Making Ahadits Sacrosanct

بِسۡمِ ٱللهِ ٱلرَّحۡمَـٰنِ ٱلرَّحِيمِ 

Many Muslims believe the most outrageous things just because someone said it is a hadits.  Just because something is found in Swahih al-Bukhari, for example, does not mean we should automatically accept it.  Imam Abu Manswur Muhammad ibn Muhammad al-Maturidi (r.a.) did not, and so did many scholars, particularly of the Hanafi madzhab.  Since when did we start treating these books as if they are the second Qur’an? 

Consider this hadits: It was narrated that Sayyidatina ‘Aishah bint Abu Bakr (r.a.) said that a spell was put on the Prophet (s.a.w.) until he imagined that he had done a thing when he had not done it.  One day, he made du’a, then he said, “Do you know that Allah has Shown me in what lies my cure?  Two men came to me and one of them sat at my head and the other at my feet.  One of them said to the other, ‘What is ailing the man?’ 

He said, ‘He has been bewitched.’ 

He asked, 'Who has bewitched him?’ 

He said, ‘Labid ibn al-A’asam.’ 

He asked, ‘With what?’ 

He said, ‘With a comb, the hair that is stuck to it, and the skin of pollen of a male date palm. 

He asked: ‘Where is it?’ 

He said, ‘In the well of Dharwan.’” 

The Prophet (s.a.w.) went out to the well, then he came back, he said to Sayyidatina ‘Aishah (r.a.), “Its date palms are like the heads of devils.” 

Sayyidatina ‘Aishah (r.a.) asked, “Did you take it out?” 

He said, “No.  Allah has Healed me, and I feared that it might bring evil upon the people.”  Then the well was filled in. 

This hadits is mutaffaq ‘alayh, meaning that it is narrated in both Swahih al-Bukhari and Swahih Muslim.  Does that mean we should accept it?  Consider the wording.  It says, “a spell was put on the Prophet (s.a.w.) until he imagined that he had done a thing when he had not done it.”  If we believed this, then it calls Revelation into question.  What about other ahadits?  In terms of our understanding of ‘aqidah, we cannot accept it, and we should not. 
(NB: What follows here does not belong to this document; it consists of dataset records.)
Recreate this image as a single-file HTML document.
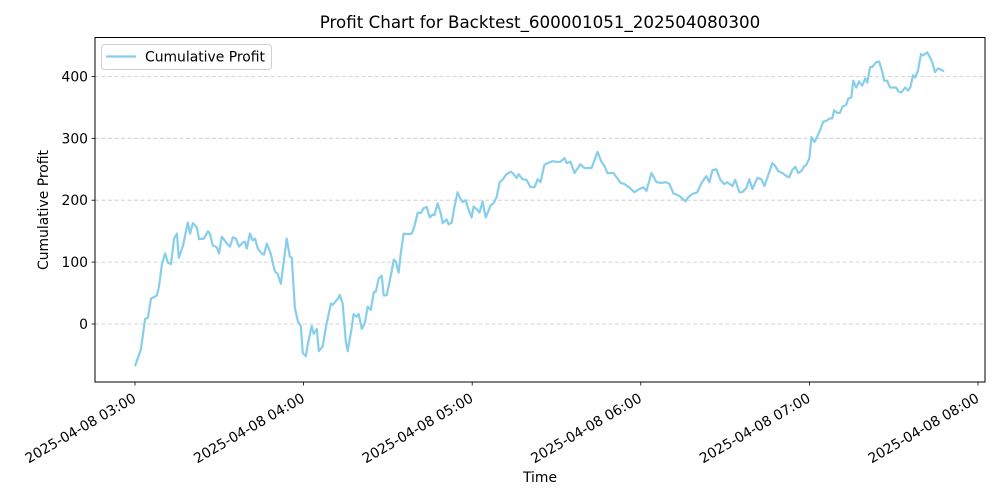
<!DOCTYPE html>
<html><head><meta charset="utf-8"><style>
body{margin:0;background:#fff;}
svg{display:block;font-family:"DejaVu Sans","Liberation Sans",sans-serif;}
</style></head><body>
<svg id="chart" width="1000" height="500" viewBox="0 0 1000 500"></svg>
<script>
const minutes=[0,2.1,2.5,3.6,4.6,5.7,7.8,8.5,9.6,10.7,11.7,12.8,13.9,14.9,15.6,17.1,18.8,19.6,20.6,22.0,22.8,24.5,26.0,26.7,27.7,29.1,29.9,30.9,32.7,33.8,34.8,35.9,37.0,38.4,39.1,39.8,40.9,41.9,42.7,43.7,45.1,45.9,46.9,48.3,49.1,49.8,50.8,51.9,52.6,54.0,55.1,55.8,56.9,57.9,59.0,59.7,60.8,61.5,62.9,63.6,64.7,65.4,66.8,67.9,69.7,70.4,72.2,72.9,73.9,75.0,75.7,77.1,77.8,78.9,79.6,80.7,81.8,82.8,83.9,85.0,85.7,86.7,87.8,88.5,89.6,91.4,92.1,92.8,93.8,94.6,95.6,97.0,98.5,99.5,100.6,101.7,102.7,103.8,104.9,105.9,106.6,107.7,108.8,109.5,110.9,111.6,112.7,113.8,114.8,115.5,116.6,117.7,118.4,119.8,120.5,121.9,122.6,123.7,124.8,126.6,127.6,128.7,129.8,130.8,132.2,133.7,134.4,135.8,136.5,137.9,139.3,140.8,142.2,143.3,144.3,145.7,146.8,148.6,150.0,151.4,152.9,153.6,155.0,156.4,158.5,160.0,162.5,164.6,166.0,167.1,168.1,170.3,172.8,174.2,176.0,177.7,179.5,180.9,182.0,183.8,185.6,187.3,189.1,190.2,191.6,193.7,195.9,196.9,198.4,200.1,201.6,203.3,204.4,205.5,206.9,208.3,209.7,210.8,212.6,213.6,215.1,216.1,217.6,218.6,219.7,221.5,222.9,224.0,225.4,226.8,227.9,228.9,230.4,231.8,232.8,233.9,235.0,236.0,237.1,238.2,238.9,240.0,240.7,241.8,242.4,243.9,244.9,246.0,247.1,248.1,248.8,249.9,250.9,251.7,253.1,253.8,254.9,255.6,256.7,257.7,258.8,259.9,260.6,261.6,262.3,263.8,264.8,265.9,266.6,267.7,268.7,269.8,270.9,271.6,272.7,274.1,275.1,275.9,276.9,277.6,278.7,279.7,280.5,281.9,282.9,283.7,284.7,285.8,287.2,287.9];
const profits=[-68,-41,-28,8,10,41,46,60,97,114,99,97,138,146,107,127,164,146,163,156,137,138,150,145,127,124,114,141,130,125,140,138,125,132,133,122,146,135,138,122,114,112,130,114,97,85,81,65,89,138,109,107,26,5,-3,-47,-52,-33,-3,-16,-8,-44,-36,-6,33,31,41,47,33,-28,-44,-6,16,12,16,-8,2,28,23,52,52,73,78,46,47,86,104,101,83,114,146,145,146,159,180,179,187,189,172,177,176,195,179,163,169,161,164,192,213,205,197,200,189,172,190,184,180,198,172,192,195,205,229,233,242,246,244,236,242,234,233,221,221,234,229,257,260,263,262,262,268,260,262,244,258,252,252,278,262,255,244,244,228,226,220,213,218,221,215,244,229,228,229,226,211,207,198,205,210,213,228,239,229,249,250,233,226,229,223,233,213,213,220,234,218,236,234,223,241,260,255,247,244,239,237,249,254,244,247,255,257,268,302,294,299,314,327,328,332,332,345,341,341,351,354,364,366,393,382,392,385,397,390,415,415,423,424,408,393,393,382,382,382,376,374,382,377,382,402,398,410,436,434,439,431,423,407,413,410,408];
const yTicks=[0,100,200,300,400];
const xTickMinutes=[0,60,120,180,240,300];
const xTickLabels=["2025-04-08 03:00","2025-04-08 04:00","2025-04-08 05:00","2025-04-08 06:00","2025-04-08 07:00","2025-04-08 08:00"];

const L=95,R=985,T=37.5,B=382;
const xs=m=>135+m*(168.6/60);
const ys=v=>324-v*0.619;
const NS="http://www.w3.org/2000/svg";
const svg=document.getElementById('chart');
function mk(tag,attrs,parent){const e=document.createElementNS(NS,tag);for(const k in attrs)e.setAttribute(k,attrs[k]);(parent||svg).appendChild(e);return e;}

yTicks.forEach(v=>{
  const y=ys(v);
  const g=mk('line',{x1:L,x2:R,y1:y,y2:y,stroke:'#c8c8c8','stroke-width':0.8,'stroke-dasharray':'4,2.5'});
  
  
  const t=mk('line',{x1:L-3.5,x2:L,y1:y,y2:y,stroke:'#000','stroke-width':0.8});
  
  
  const lb=mk('text',{x:L-7,y:y+5,'text-anchor':'end','font-size':13.9,fill:'#000'});
  lb.textContent=v;
  
  
});
xTickMinutes.forEach((m,i)=>{
  const x=xs(m);
  const t=mk('line',{x1:x,x2:x,y1:B,y2:B+3.5,stroke:'#000','stroke-width':0.8});
  
  
  const ax=x+2, ay=B+19;
  const lb=mk('text',{x:ax,y:ay,'text-anchor':'end','font-size':13.9,fill:'#000',transform:`rotate(-30 ${ax} ${ay})`});
  lb.textContent=xTickLabels[i];
  
  
});
const d=minutes.map((m,i)=>(i?'L':'M')+xs(m).toFixed(1)+','+ys(profits[i]).toFixed(1)).join(' ');
const p=mk('path',{d:d,fill:'none',stroke:'#87ceeb','stroke-width':2.2,'stroke-linejoin':'round'});


const fr=mk('rect',{x:L,y:T,width:R-L,height:B-T,fill:'none',stroke:'#000','stroke-width':1});


</script>
<div style="position:absolute;left:0;top:0;width:1000px;height:500px;pointer-events:none;">
<svg width="1000" height="500" style="position:absolute;left:0;top:0;font-family:'DejaVu Sans','Liberation Sans',sans-serif">
  <text x="540" y="28" text-anchor="middle" font-size="16.7">Profit Chart for Backtest_600001051_202504080300</text>
  <text x="540" y="482" text-anchor="middle" font-size="13.9">Time</text>
  <text x="48" y="210" text-anchor="middle" font-size="13.9" transform="rotate(-90 48 210)">Cumulative Profit</text>
  <g>
    <rect x="101.5" y="44.5" width="170" height="25" rx="3" fill="#fff" fill-opacity="0.8" stroke="#d0d0d0"/>
    <line x1="106" x2="136" y1="56.5" y2="56.5" stroke="#87ceeb" stroke-width="2.2"/>
    <text x="145" y="61.5" font-size="13.9">Cumulative Profit</text>
  </g>
</svg>
</div>
</body></html>
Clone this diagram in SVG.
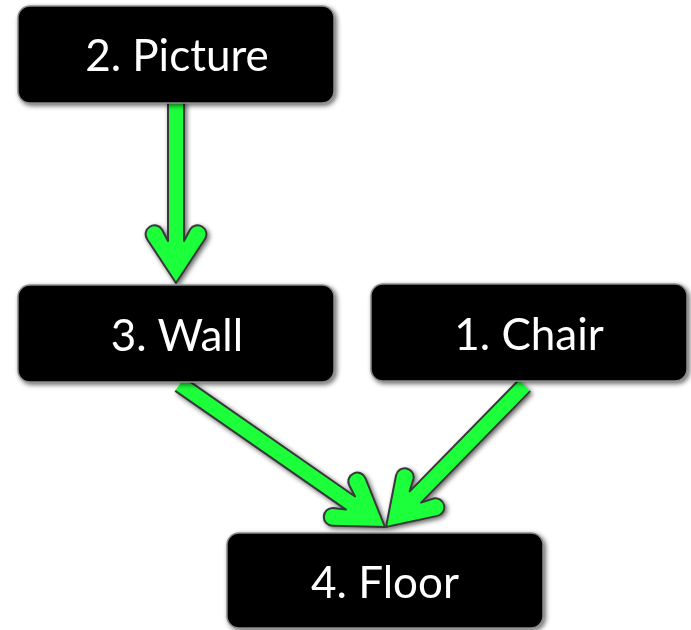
<svg xmlns="http://www.w3.org/2000/svg" width="691" height="630" viewBox="0 0 691 630">
  <defs>
    <filter id="soft" x="-20%" y="-20%" width="140%" height="140%">
      <feGaussianBlur in="SourceAlpha" stdDeviation="2.5"/>
      <feOffset dx="1.5" dy="2" result="b"/>
      <feComponentTransfer><feFuncA type="linear" slope="0.6"/></feComponentTransfer>
      <feMerge><feMergeNode/><feMergeNode in="SourceGraphic"/></feMerge>
    </filter>
    <!-- block arrow pointing down, tip at the origin; shaft extends upward -->
    <path id="head" d="M -8,-400 L -8,-42 L -14,-53.5 A 8.8 8.8 0 0 0 -29,-44 L 0,0 L 29,-44 A 8.8 8.8 0 0 0 14,-53.5 L 8,-42 L 8,-400 Z"/>
    <clipPath id="clipV"><rect x="-40" y="-182" width="80" height="200"/></clipPath>
    <clipPath id="clipL"><rect x="-40" y="-250" width="80" height="270"/></clipPath>
    <clipPath id="clipR"><rect x="-40" y="-198" width="80" height="220"/></clipPath>
  </defs>
  <style>
    .box { fill: #000; stroke: #8a8a8a; stroke-width: 1.5; }
    .lbl { fill: #fff; font-family: Lato, "Open Sans", "Liberation Sans", sans-serif; font-size: 44px; text-anchor: middle; }
    .arrow { fill: #1bff3b; stroke: #383838; stroke-width: 2; stroke-linejoin: round; }
  </style>

  <g id="connectors" filter="url(#soft)">
    <g transform="translate(176,283)">
      <use href="#head" class="arrow" clip-path="url(#clipV)"/>
    </g>
    <g transform="translate(385,527) rotate(-55.2)">
      <use href="#head" class="arrow" clip-path="url(#clipL)"/>
    </g>
    <g transform="translate(386,527) rotate(44.4)">
      <use href="#head" class="arrow" clip-path="url(#clipR)"/>
    </g>
  </g>

  <g id="picture" filter="url(#soft)">
    <rect class="box" x="18" y="6" width="316" height="97" rx="12"/>
    <text class="lbl" x="177" y="71">2. Picture</text>
  </g>
  <g id="wall" filter="url(#soft)">
    <rect class="box" x="18" y="285" width="316" height="97" rx="12"/>
    <text class="lbl" x="177" y="351">3. Wall</text>
  </g>
  <g id="chair" filter="url(#soft)">
    <rect class="box" x="371" y="284" width="316" height="97" rx="12"/>
    <text class="lbl" x="529" y="350">1. Chair</text>
  </g>
  <g id="floor" filter="url(#soft)">
    <rect class="box" x="227" y="533" width="316" height="95" rx="12"/>
    <text class="lbl" x="385" y="598">4. Floor</text>
  </g>
</svg>
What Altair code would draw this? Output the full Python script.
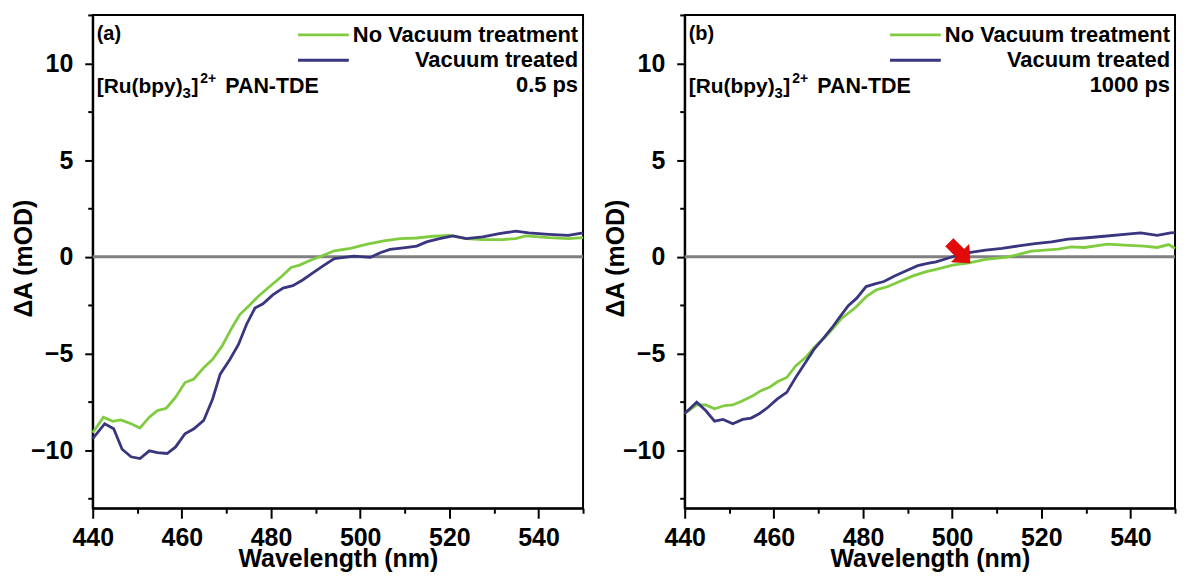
import altair as alt
import pandas as pd

# ---------------- data ----------------
series_names = ["No Vacuum treatment", "Vacuum treated"]
series_colors = ["#80cc40", "#39357f"]

# panel (a): 0.5 ps
wl_a_nv = [440.0, 442.4, 444.5, 446.3, 448.6, 450.6, 452.7, 454.5, 456.5, 458.6, 460.7, 462.7,
           464.9, 466.9, 469.0, 471.2, 473.0, 475.3, 477.1, 479.7, 482.3, 484.5, 486.4, 489.0,
           491.2, 494.2, 497.8, 501.6, 505.3, 509.0, 512.7, 516.4, 520.1, 523.8, 527.5, 531.9,
           534.9, 537.1, 542.3, 546.7, 550.0]
dA_a_nv = [-9.1, -8.29, -8.51, -8.43, -8.63, -8.85, -8.29, -7.95, -7.83, -7.26, -6.50, -6.32,
           -5.73, -5.30, -4.62, -3.68, -2.99, -2.48, -2.05, -1.54, -1.03, -0.55, -0.43, -0.17,
           0.03, 0.31, 0.43, 0.65, 0.82, 0.94, 0.97, 1.06, 1.11, 0.94, 0.89, 0.89,
           0.94, 1.08, 0.99, 0.94, 0.99]
wl_a_v = [440.0, 442.7, 444.7, 446.6, 448.6, 450.6, 452.7, 454.5, 456.7, 458.6, 460.7, 462.7,
          464.9, 466.9, 468.6, 470.8, 472.7, 474.5, 476.4, 478.2, 480.4, 482.7, 484.9, 487.1,
          489.3, 491.6, 494.2, 498.6, 502.3, 504.5, 506.7, 509.7, 512.7, 514.9, 517.8, 520.8,
          523.8, 527.5, 531.2, 534.9, 537.8, 542.3, 546.7, 550.0]
dA_a_v = [-9.4, -8.63, -8.89, -9.95, -10.34, -10.43, -10.03, -10.12, -10.17, -9.83, -9.15, -8.89,
          -8.46, -7.35, -6.07, -5.30, -4.53, -3.50, -2.65, -2.43, -1.97, -1.62, -1.49, -1.20,
          -0.85, -0.48, -0.09, 0.03, -0.03, 0.21, 0.38, 0.46, 0.55, 0.77, 0.94, 1.08,
          0.94, 1.03, 1.20, 1.32, 1.23, 1.16, 1.11, 1.23]

# panel (b): 1000 ps
wl_b_nv = [440.0, 442.7, 444.7, 446.7, 449.0, 450.8, 453.0, 455.3, 457.1, 459.0, 460.8, 462.9,
           464.9, 467.1, 469.3, 471.6, 473.4, 475.3, 478.2, 480.8, 483.0, 485.6, 488.2, 491.2,
           494.2, 496.4, 500.1, 503.8, 507.5, 511.9, 514.9, 517.8, 520.8, 523.8, 526.7, 529.7,
           534.9, 538.6, 543.1, 546.0, 548.6, 550.0]
dA_b_nv = [-8.1, -7.66, -7.66, -7.86, -7.69, -7.66, -7.44, -7.18, -6.92, -6.75, -6.46, -6.24,
           -5.64, -5.21, -4.62, -4.14, -3.68, -3.16, -2.65, -2.05, -1.71, -1.54, -1.28, -0.99,
           -0.77, -0.65, -0.43, -0.31, -0.14, -0.03, 0.12, 0.29, 0.34, 0.39, 0.51, 0.48,
           0.65, 0.60, 0.55, 0.48, 0.63, 0.43]
wl_b_v = [440.0, 442.7, 444.7, 446.7, 448.6, 450.8, 453.0, 454.9, 456.7, 458.7, 460.8, 462.9,
          464.9, 467.1, 469.0, 471.2, 473.0, 474.9, 476.7, 478.6, 480.7, 482.7, 484.7, 487.1,
          489.7, 492.3, 494.5, 496.4, 500.1, 503.8, 507.5, 511.2, 514.9, 518.6, 522.3, 526.0,
          529.7, 534.1, 538.6, 542.3, 546.0, 549.0, 550.0]
dA_b_v = [-8.1, -7.52, -7.95, -8.50, -8.41, -8.63, -8.41, -8.34, -8.12, -7.78, -7.35, -7.01,
          -6.24, -5.47, -4.79, -4.19, -3.68, -3.08, -2.53, -2.14, -1.54, -1.40, -1.28, -0.99,
          -0.72, -0.46, -0.34, -0.26, 0.0, 0.21, 0.34, 0.43, 0.56, 0.68, 0.77, 0.91,
          0.97, 1.06, 1.16, 1.23, 1.11, 1.23, 1.25]

# arrow annotation in panel (b)
arrow_wl = [501.7]
arrow_dA = [0.21]

x_major = [440, 460, 480, 500, 520, 540]
x_minor = [450, 470, 490, 510, 530, 550]
y_major = [-10, -5, 0, 5, 10]
y_minor = [-12.5, -7.5, -2.5, 2.5, 7.5, 12.5]

FONT = "Liberation Sans"
W, H = 492, 495

xs = alt.Scale(domain=[440, 550], nice=False, zero=False)
ys = alt.Scale(domain=[-13, 12.5], nice=False, zero=False)

ARROW = "M -1 -0.38 L 0.05 -0.38 L 0.05 -0.85 L 1 0 L 0.05 0.85 L 0.05 0.38 L -1 0.38 Z"


def txt(s, x, y, size=21, align="left", weight="bold"):
    return alt.Chart(pd.DataFrame({"t": [s]})).mark_text(
        font=FONT, fontSize=size, fontWeight=weight, color="black",
        align=align, baseline="alphabetic"
    ).encode(x=alt.value(x), y=alt.value(y), text="t:N")


def hline(x1, x2, y, color):
    return alt.Chart(pd.DataFrame({"a": [0]})).mark_rule(
        color=color, strokeWidth=3
    ).encode(x=alt.value(x1), x2=alt.value(x2), y=alt.value(y))


def panel(wl1, v1, wl2, v2, tag, time_label, with_arrow=False):
    df = pd.concat([
        pd.DataFrame({"wl": wl1, "dA": v1, "series": series_names[0]}),
        pd.DataFrame({"wl": wl2, "dA": v2, "series": series_names[1]}),
    ], ignore_index=True)

    zero = alt.Chart(pd.DataFrame({"z": [0]})).mark_rule(
        color="#808080", strokeWidth=3
    ).encode(y=alt.Y("z:Q", scale=ys, axis=None))

    minor = alt.Chart(df).mark_point(opacity=0).encode(
        x=alt.X("wl:Q", scale=xs, axis=alt.Axis(
            values=x_minor, labels=False, title=None, domain=False, grid=False,
            tickSize=5, orient="bottom")),
        y=alt.Y("dA:Q", scale=ys, axis=alt.Axis(
            values=y_minor, labels=False, title=None, domain=False, grid=False,
            tickSize=5, orient="left")),
    )

    lines = alt.Chart(df).mark_line(strokeWidth=2.8).encode(
        x=alt.X("wl:Q", scale=xs, axis=alt.Axis(
            values=x_major, tickSize=10, labelPadding=7, format="d",
            title="Wavelength (nm)", titleY=58, titleBaseline="alphabetic",
            orient="bottom")),
        y=alt.Y("dA:Q", scale=ys, axis=alt.Axis(
            values=y_major, tickSize=8, labelPadding=12, format="d",
            title="ΔA (mOD)", titleX=-61, titleY=244, titleBaseline="alphabetic",
            titleAlign="center", orient="left")),
        color=alt.Color("series:N", scale=alt.Scale(domain=series_names, range=series_colors),
                        legend=None),
    )

    R = W - 1
    layers = [zero, minor, lines,
              hline(W - 286, W - 235, 20, series_colors[0]),
              hline(W - 286, W - 235, 45.5, series_colors[1]),
              txt(series_names[0], R - 4, 27.5, size=22, align="right"),
              txt(series_names[1], R - 4, 52.5, size=22, align="right"),
              txt(time_label, R - 4, 77.5, size=22, align="right"),
              txt(tag, 4, 25, size=20),
              txt("[Ru(bpy)", 4, 78.5, size=21),
              txt("3", 90, 83, size=15),
              txt("]", 99, 78.5, size=21),
              txt("2+", 108, 68.5, size=14),
              txt("PAN-TDE", 133, 78.5, size=21.5)]

    if with_arrow:
        arr = alt.Chart(pd.DataFrame({"wl": arrow_wl, "dA": arrow_dA})).mark_point(
            shape=ARROW, filled=True, fill="#e30a0a", stroke="#c00000", strokeWidth=0.5,
            opacity=1, size=850, angle=45
        ).encode(x=alt.X("wl:Q", scale=xs, axis=None), y=alt.Y("dA:Q", scale=ys, axis=None))
        layers.append(arr)

    return alt.layer(*layers).resolve_axis(x="independent", y="independent").properties(
        width=W, height=H)


pa = panel(wl_a_nv, dA_a_nv, wl_a_v, dA_a_v, "(a)", "0.5 ps")
pb = panel(wl_b_nv, dA_b_nv, wl_b_v, dA_b_v, "(b)", "1000 ps", with_arrow=True)

chart = alt.hconcat(pa, pb, spacing=13).properties(
    padding={"left": 3, "top": 4, "right": 0, "bottom": 0}
).configure_view(stroke="black", strokeWidth=2).configure_axis(
    labelFont=FONT, labelFontWeight="bold", labelFontSize=25, labelColor="black",
    titleFont=FONT, titleFontWeight="bold", titleFontSize=25, titleColor="black",
    domainColor="black", domainWidth=2, tickColor="black", tickWidth=2, grid=False,
    labelFlush=False
)

chart.save("out.html", embed_options={"renderer": "svg", "actions": False})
What about this hadits on the verses of stoning being lost: It is narrated that the verse of stoning and breastfeeding of an adult ten times was revealed, and it was written on a leaf that was kept beneath a bed in Sayyidatina ‘Aishah’s (r.a.) house.  When the Prophet (s.a.w.) fell sick, it was reported that Sayyidatina ‘Aishah (r.a.) said they were preoccupied with his situation, and a goat came in and ate it.  This is found in the Musnad of Imam Ahmad ibn Muhammad ibn Hanbal (r.a.) and the Sunan of Imam Abu ‘Abdullah Muhammad ibn Yazid ibn Majah (r.a.).  This is problematic since we know that the Qur’an was transmitted via mutawatir narrations and not by writing.  When a verse was Revealed, the companions memorised it, and passed it on.  Also, we know that the Prophet (s.a.w.) rehearsed the Qur’an with Jibril (a.s.) and on the last Ramadhan before his passing.  When Revelation was completed, they performed the khatm twice.  Many of the companions were themselves huffazh.  Did all the companions suddenly forget the exact same verse?  Secondly, this would imply Allah (s.w.t.) could not Protect His Revelation from a goat, meaning His Promise to Protect the Qur’an is a lie, which obviously cannot be.  Or, if we take the line of reasoning that He Changed His Mind, it is predicated on an imperfect God, and that also contradicts our tawhid.  On this basis alone, such ahadits should be rejected as out of hand.